Ícono inolvidable del cine, única e inigualable, Monroe no fue solo una estrella: fue un fenómeno cultural, un símbolo de sensualidad, vulnerabilidad y glamour que marcó para siempre la historia de Hollywood. Su presencia trascendía la pantalla, y aún hoy, décadas después de su muerte, sigue siendo una figura fascinante.

Incluso en su despedida final, el estilo y la elegancia la acompañaron: fue enterrada con un vestido de Emilio Pucci que, más que una prenda, es un emblema silencioso de su legado eterno.

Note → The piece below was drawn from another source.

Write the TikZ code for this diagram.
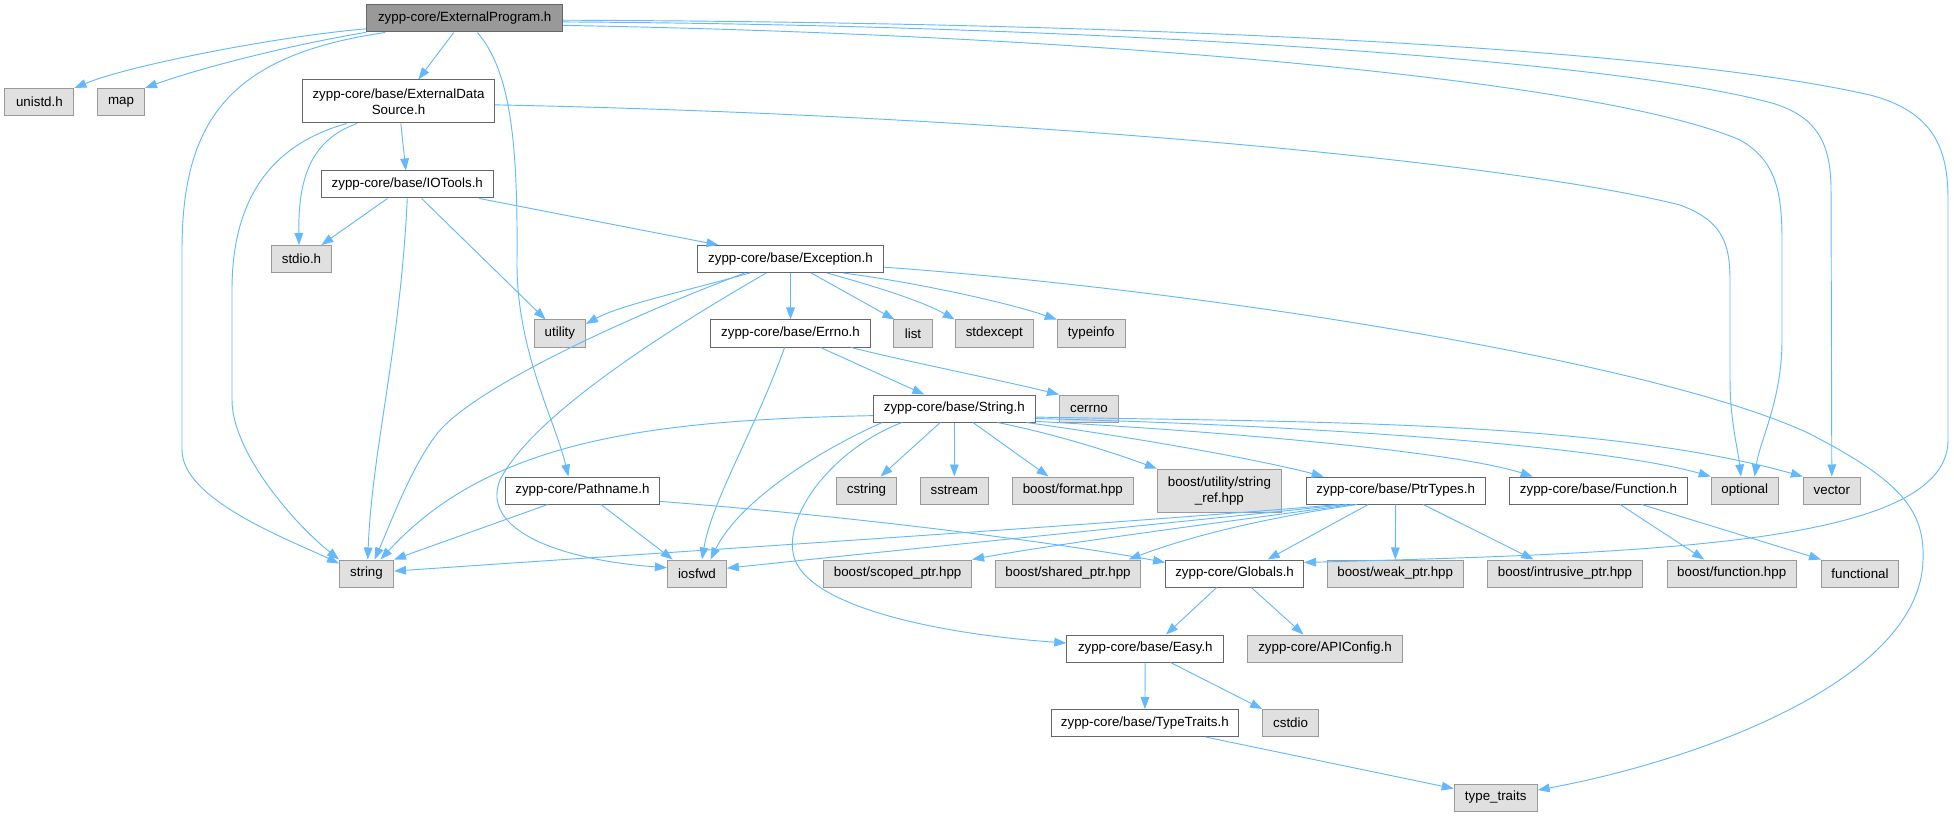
\documentclass[tikz,border=0pt]{standalone}
\usepackage{fontspec}
\setmainfont{Liberation Sans}
\usetikzlibrary{arrows.meta}
\definecolor{edgeblue}{HTML}{63B8FF}
\definecolor{rootfill}{HTML}{999999}
\definecolor{sysfill}{HTML}{E0E0E0}
\definecolor{hdrline}{HTML}{666666}
\definecolor{sysline}{HTML}{999999}
\tikzstyle{incgraph}=[x=0.75pt, y=-0.75pt, font=\fontsize{10}{12}\selectfont]
\tikzstyle{fnode}=[rectangle, inner sep=0pt, minimum height=20.25pt, align=center, line width=0.75pt]
\tikzstyle{root}=[fnode, draw=hdrline, fill=rootfill]
\tikzstyle{hdr}=[fnode, draw=hdrline, fill=white]
\tikzstyle{sys}=[fnode, draw=sysline, fill=sysfill]
\tikzstyle{twoline}=[minimum height=32.25pt]
\tikzstyle{inc}=[draw=edgeblue, line width=0.7pt, -{Triangle[length=9pt, width=6.5pt]}]

\begin{document}
\begin{tikzpicture}[incgraph]
		\useasboundingbox (0,0) rectangle (1954,816);
		%The root file
		\node[root, minimum width=147pt] (ep) at (464.7,18.5) {zypp-core/ExternalProgram.h};
		
		%The first levels
		\node[sys, minimum width=51.75pt] (unistd) at (39.4,102) {unistd.h};
		\node[sys, minimum width=35.25pt] (map) at (121,102) {map};
		\node[hdr, twoline, minimum width=144pt] (eds) at (398.5,101.5) {zypp-core/base/ExternalData\\Source.h};
		\node[hdr, minimum width=129pt] (iot) at (407.3,184.5) {zypp-core/base/IOTools.h};
		\node[sys, minimum width=45pt] (stdio) at (301.5,259) {stdio.h};
		\node[hdr, minimum width=139.5pt] (exc) at (790.5,259) {zypp-core/base/Exception.h};
		\node[sys, minimum width=38.25pt] (utility) at (559.9,333.5) {utility};
		\node[hdr, minimum width=120pt] (errno) at (790.5,333.5) {zypp-core/base/Errno.h};
		\node[sys, minimum width=29.25pt] (list) at (913,333.5) {list};
		\node[sys, minimum width=58.5pt] (stdexcept) at (994.3,333.5) {stdexcept};
		\node[sys, minimum width=51pt] (typeinfo) at (1091.3,333.5) {typeinfo};
		\node[hdr, minimum width=121.5pt] (str) at (954.3,408.5) {zypp-core/base/String.h};
		\node[sys, minimum width=44.25pt] (cerrno) at (1089,408.5) {cerrno};
		
		%The middle row
		\node[hdr, minimum width=115.5pt] (pathname) at (582.4,490.5) {zypp-core/Pathname.h};
		\node[sys, minimum width=45pt] (cstring) at (866.5,490.5) {cstring};
		\node[sys, minimum width=50.6pt] (sstream) at (954.3,490.5) {sstream};
		\node[sys, minimum width=91.1pt] (bformat) at (1072.8,490.5) {boost/format.hpp};
		\node[sys, twoline, minimum width=93pt] (strref) at (1219.4,490.7) {boost/utility/string\\\_ref.hpp};
		\node[hdr, minimum width=134.25pt] (ptr) at (1395.7,490.5) {zypp-core/base/PtrTypes.h};
		\node[hdr, minimum width=133.5pt] (func) at (1598.5,490.5) {zypp-core/base/Function.h};
		\node[sys, minimum width=50.25pt] (optional) at (1744.7,490.5) {optional};
		\node[sys, minimum width=42.75pt] (vector) at (1831.8,490.5) {vector};
		
		%The lower rows
		\node[sys, minimum width=40.5pt] (string) at (366.5,573.5) {string};
		\node[sys, minimum width=44.25pt] (iosfwd) at (696.9,573.5) {iosfwd};
		\node[sys, minimum width=111pt] (scoped) at (897.6,573.5) {boost/scoped\_ptr.hpp};
		\node[sys, minimum width=108.75pt] (shared) at (1068,573.5) {boost/shared\_ptr.hpp};
		\node[hdr, minimum width=103.5pt] (globals) at (1234.6,573.5) {zypp-core/Globals.h};
		\node[sys, minimum width=102pt] (weak) at (1395.2,573.5) {boost/weak\_ptr.hpp};
		\node[sys, minimum width=116.25pt] (intrusive) at (1564.9,573.5) {boost/intrusive\_ptr.hpp};
		\node[sys, minimum width=96.75pt] (bfunction) at (1731.7,573.5) {boost/function.hpp};
		\node[sys, minimum width=57.75pt] (functional) at (1860,573.5) {functional};
		\node[hdr, minimum width=117.75pt] (easy) at (1145.3,648.5) {zypp-core/base/Easy.h};
		\node[sys, minimum width=116.25pt] (apiconfig) at (1325,648.5) {zypp-core/APIConfig.h};
		\node[hdr, minimum width=140.25pt] (traits) at (1144.8,723) {zypp-core/base/TypeTraits.h};
		\node[sys, minimum width=42pt] (cstdio) at (1290.6,723) {cstdio};
		\node[sys, minimum width=62.25pt] (typetraits) at (1495.7,797.5) {type\_traits};
		
		%Includes of the root file
		\draw[inc] (ep.186) .. controls (280,36) and (130,65) .. (unistd.north east);
		\draw[inc] (ep.188) .. controls (290,45) and (200,68) .. (map.north east);
		\draw[inc] (ep.190) .. controls (230,55) and (182,120) .. (182,250) -- (182,450) .. controls (182,500) and (290,540) .. (string.160);
		\draw[inc] (ep.232) -- (eds.48);
		\draw[inc] (ep.312) .. controls (510,70) and (518,140) .. (517,260) .. controls (516,350) and (555,420) .. (pathname.135);
		\draw[inc] (ep.-4) .. controls (1100,35) and (1600,80) .. (1740,140) .. controls (1775,160) and (1782,190) .. (1782,240) -- (1782,340) .. controls (1782,400) and (1760,440) .. (optional.55);
		\draw[inc] (ep.-2.5) .. controls (1100,25) and (1600,60) .. (1760,100) .. controls (1815,112) and (1831,140) .. (1831,190) -- (vector.north);
		\draw[inc] (ep.-1) .. controls (1100,22) and (1650,45) .. (1870,95) .. controls (1935,112) and (1948,150) .. (1948,200) -- (1948,440) .. controls (1948,545) and (1650,553) .. (globals.9);
		
		%ExternalDataSource.h and IOTools.h
		\draw[inc] (eds) -- (iot);
		\draw[inc] (eds.208) .. controls (310,140) and (298,180) .. (stdio.100);
		\draw[inc] (eds.203) .. controls (270,145) and (232,200) .. (232,290) -- (232,400) .. controls (232,450) and (290,520) .. (string.north west);
		\draw[inc] (eds.-2) .. controls (1000,115) and (1500,160) .. (1680,205) .. controls (1720,220) and (1730,240) .. (1730,280) -- (1730,380) .. controls (1730,420) and (1738,450) .. (optional.105);
		\draw[inc] (iot) -- (stdio);
		\draw[inc] (iot.south) .. controls (400,350) and (372,450) .. (string.85);
		\draw[inc] (iot) -- (utility);
		\draw[inc] (iot) -- (exc);
		
		%Exception.h and Errno.h
		\draw[inc] (exc.199) .. controls (690,290) and (620,305) .. (utility.20);
		\draw[inc] (exc.197) .. controls (620,320) and (470,390) .. (436,435) .. controls (410,470) and (392,520) .. (string.60);
		\draw[inc] (exc.210) .. controls (650,340) and (530,420) .. (500,480) .. controls (480,530) and (560,560) .. (iosfwd.169);
		\draw[inc] (exc) -- (errno);
		\draw[inc] (exc.-34) -- (list.143);
		\draw[inc] (exc.-21) .. controls (870,285) and (920,300) .. (stdexcept.north west);
		\draw[inc] (exc.-15) .. controls (900,280) and (1000,300) .. (typeinfo.north west);
		\draw[inc] (exc.-5) .. controls (1200,290) and (1650,360) .. (1808,433) .. controls (1900,480) and (1925,510) .. (1923,560) .. controls (1920,680) and (1700,760) .. (typetraits.10);
		\draw[inc] (errno.247) .. controls (755,430) and (712,500) .. (iosfwd.70);
		\draw[inc] (errno.-25) -- (str.155);
		\draw[inc] (errno.-13) .. controls (900,360) and (1000,380) .. (cerrno.north west);
		
		%String.h
		\draw[inc] (str.185) .. controls (650,420) and (490,440) .. (string.45);
		\draw[inc] (str.191) .. controls (820,450) and (740,500) .. (iosfwd.46);
		\draw[inc] (str.195) .. controls (830,450) and (780,520) .. (795,560) .. controls (815,610) and (950,635) .. (easy.176);
		\draw[inc] (str.225) -- (cstring.45);
		\draw[inc] (str) -- (sstream);
		\draw[inc] (str.-37) -- (bformat.150);
		\draw[inc] (str.-18) .. controls (1060,435) and (1120,455) .. (strref.north west);
		\draw[inc] (str.-11) .. controls (1150,440) and (1260,460) .. (ptr.169);
		\draw[inc] (str.-9) .. controls (1200,430) and (1450,450) .. (func.168);
		\draw[inc] (str.-7.5) .. controls (1300,425) and (1600,445) .. (optional.north west);
		\draw[inc] (str.-6) .. controls (1300,422) and (1600,420) .. (vector.north west);
		
		%PtrTypes.h, Function.h and Pathname.h
		\draw[inc] (ptr.194) .. controls (1100,525) and (700,550) .. (string.5);
		\draw[inc] (ptr.196) .. controls (1100,530) and (850,555) .. (iosfwd.10);
		\draw[inc] (ptr.198) .. controls (1200,525) and (1050,545) .. (scoped.north east);
		\draw[inc] (ptr.200) .. controls (1250,520) and (1180,540) .. (shared.13);
		\draw[inc] (ptr.207) -- (globals.23);
		\draw[inc] (ptr) -- (weak);
		\draw[inc] (ptr.-27) -- (intrusive.156);
		\draw[inc] (func.-33) -- (bfunction.153);
		\draw[inc] (func.-18) -- (functional.north west);
		\draw[inc] (pathname.202) -- (string.north east);
		\draw[inc] (pathname.-37) -- (iosfwd.150);
		\draw[inc] (pathname.-8.5) .. controls (900,520) and (1100,550) .. (globals.171);
		
		%Globals.h and below
		\draw[inc] (globals.218) -- (easy.34);
		\draw[inc] (globals.-40) -- (apiconfig.147);
		\draw[inc] (easy) -- (traits);
		\draw[inc] (easy.-29) -- (cstdio.north west);
		\draw[inc] (traits.-13) -- (typetraits.168);
		\end{tikzpicture}
\end{document}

La predilección de Marilyn Monroe por Emilio Pucci no era un secreto. Ella misma había manifestado en varias ocasiones que Pucci era una de sus firmas favoritas, y no era difícil entender por qué. Sus diseños combinaban como pocos la comodidad con una sensualidad sofisticada, alejándose de la rigidez de la alta costura tradicional. La paleta de colores vibrantes que caracterizaba al diseñador florentino (verdes esmeralda, violetas intensos, fucsias, azules eléctricos) parecía capturar la esencia misma de Marilyn: una mezcla de luz, deseo y libertad. 

En Pucci, Monroe encontraba algo más que un vestido; encontraba una segunda piel, una forma de expresar su personalidad lúdica, audaz y profundamente femenina. Elegir uno de sus modelos para ser enterrada no fue un gesto trivial, sino una elección cargada de simbolismo: incluso en la eternidad, quería vestirse de vida.


Monroe fue sepultada con un vestido de seda verde firmado por Emilio Pucci, una pieza que ya había lucido durante su visita a México en 1962. Sin joyas, sin ornamentos ostentosos, sin artificios: solo el vestido y ella. La elección no fue casual. Era una prenda sencilla pero profundamente significativa, que reflejaba su esencia más auténtica, aquella que rara vez se veía detrás del mito.

Una elegancia íntima, silenciosa, real. Así fue como se despidió del mundo: con la misma belleza que la consagró, pero despojada del espectáculo, una vez que las cámaras se apagaron para siempre.